Algérie-France : Du franc symbolique à l’affront symbolique

Les relations entre l’Algérie et la France, déjà tendues, viennent de connaître un nouveau tournant symbolique. L’Algérie veut actualiser la valeur des biens immobiliers loués à la France, incluant l’ambassade et la résidence de l’ambassadeur, et a convoqué une nouvelle fois l’ambassadeur français en moins d’un mois. Une décision qui ne manque pas de souligner la détérioration des liens diplomatiques, exacerbée par la prise de position du président français, Emmanuel Macron, en faveur de la souveraineté marocaine sur le Sahara, en juillet dernier.

Le dossier des biens immobiliers : une asymétrie révélatrice

Le ministère algérien des Affaires étrangères a convoqué M. Stéphane Romatet, l’ambassadeur de France en Algérie, pour exposer un dossier longtemps ignoré par Paris : celui des biens immobiliers occupés par la France sur le sol algérien. Selon l’agence de presse officielle algérienne (APS), ce dossier met en lumière une disparité flagrante entre les deux nations. En effet, la France occupe 61 biens immobiliers en Algérie, dont certains sont loués à des prix dérisoires. Parmi eux, l’ambassade de France à Alger, située sur 14 hectares de terrain avec un loyer si bas qu’il ne couvrira même pas le coût d’une chambre de bonne à Paris. De même, la résidence de l’ambassadeur, située sur 4 hectares, était louée au « franc symbolique » jusqu’à son actualisation en août 2023.

Un héritage d’accords unilatéraux

La question des biens immobiliers n’est qu’un aspect d’une relation asymétrique plus vaste entre les deux pays. Selon l’APS, plusieurs accords bilatéraux ont permis à la France de bénéficier de conditions très favorables en Algérie, tout en imposant à ce pays des termes nettement moins avantageux. L’exemple le plus frappant est celui de l’accord de 1968, qui régit le statut des Algériens en France et leur accorde un régime migratoire dérogatoire. Bien que cet accord soit fréquemment critiqué par la France, l’agence de presse algérienne rappelle que la main-d’œuvre algérienne a largement contribué à la reconstruction et au développement économique de la France, sans que l’Algérie n’ait bénéficié d’avantages similaires.

L’accord de 1994, qui encadre la coopération entre les deux pays en matière de commerce et d’investissement, est également cité comme un exemple d’avantages disproportionnés pour la France, tandis que les opportunités pour les entreprises algériennes en France restent limitées.
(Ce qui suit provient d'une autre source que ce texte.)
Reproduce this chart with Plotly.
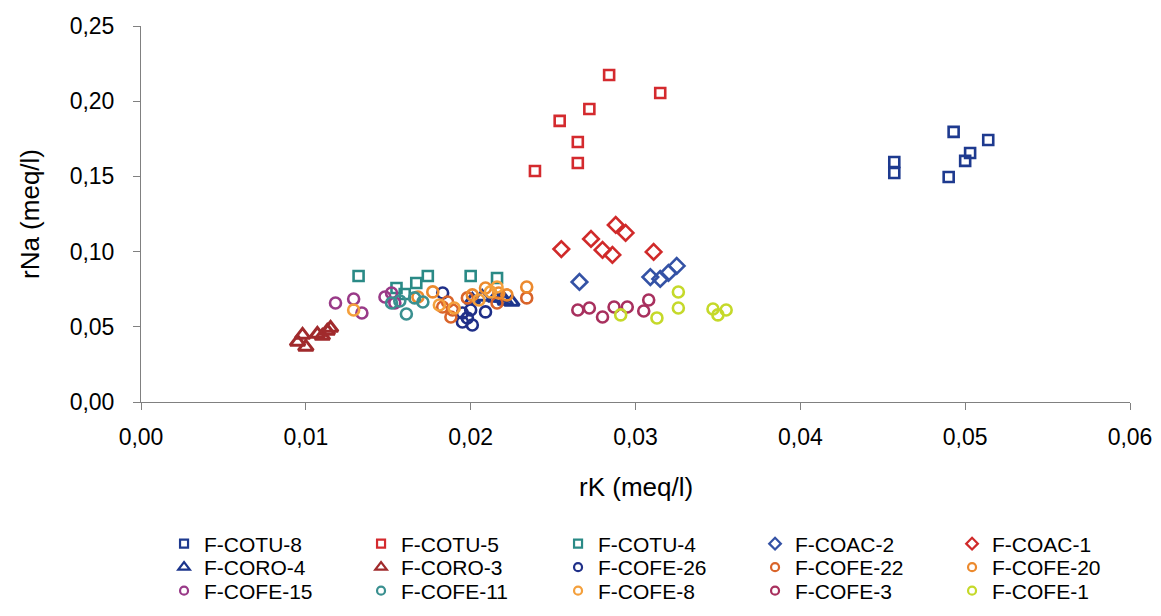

Le paradoxe de la réciprocité

L’APS a réagi avec force contre les accusations portées par certains membres de l’extrême droite française, notamment Bruno Retailleau, qui accusent l’Algérie de ne pas respecter les accords passés et de profiter des aides françaises. « Si Paris souhaite réellement ouvrir le débat sur la réciprocité et le respect des engagements signés, alors parlons-en ! » a rétorqué l’agence officielle, soulignant que l’heure est venue de mettre fin à l’hypocrisie. Selon l’APS, c’est la France qui, depuis des décennies, a profité de chaque accord signé, tirant systématiquement parti des avantages au détriment de l’Algérie.

Une relation marquée par l’inégalité

Ce retour sur les accords bilatéraux met en lumière un déséquilibre structurel dans les relations franco-algériennes. L’Algérie, malgré ses sacrifices, n’a jamais bénéficié d’une réciprocité équitable. Au contraire, elle a été utilisée comme un levier au profit de la France, qui a su exploiter chaque opportunité pour renforcer sa position économique et politique. Si la France exige aujourd’hui un retour sur ses investissements en Algérie, elle devra d’abord rendre des comptes sur la manière dont elle a, à son tour, profité de cette relation.

L’Algérie, une voix qui s’élève

L’Algérie semble prête à réaffirmer sa souveraineté et à ne plus se laisser manipuler par des discours fallacieux. L’actualisation de la valeur des loyers des biens immobiliers et la convocation de l’ambassadeur français ne sont que des gestes symboliques, mais puissants, qui traduisent une volonté de remettre en question les rapports de force inégaux qui ont caractérisé la relation entre les deux pays depuis des décennies.

En somme, le temps de l’« affront symbolique » est venu. La France devra désormais répondre aux questions de réciprocité et de respect des engagements, si elle souhaite éviter que cette relation ne se détériore davantage.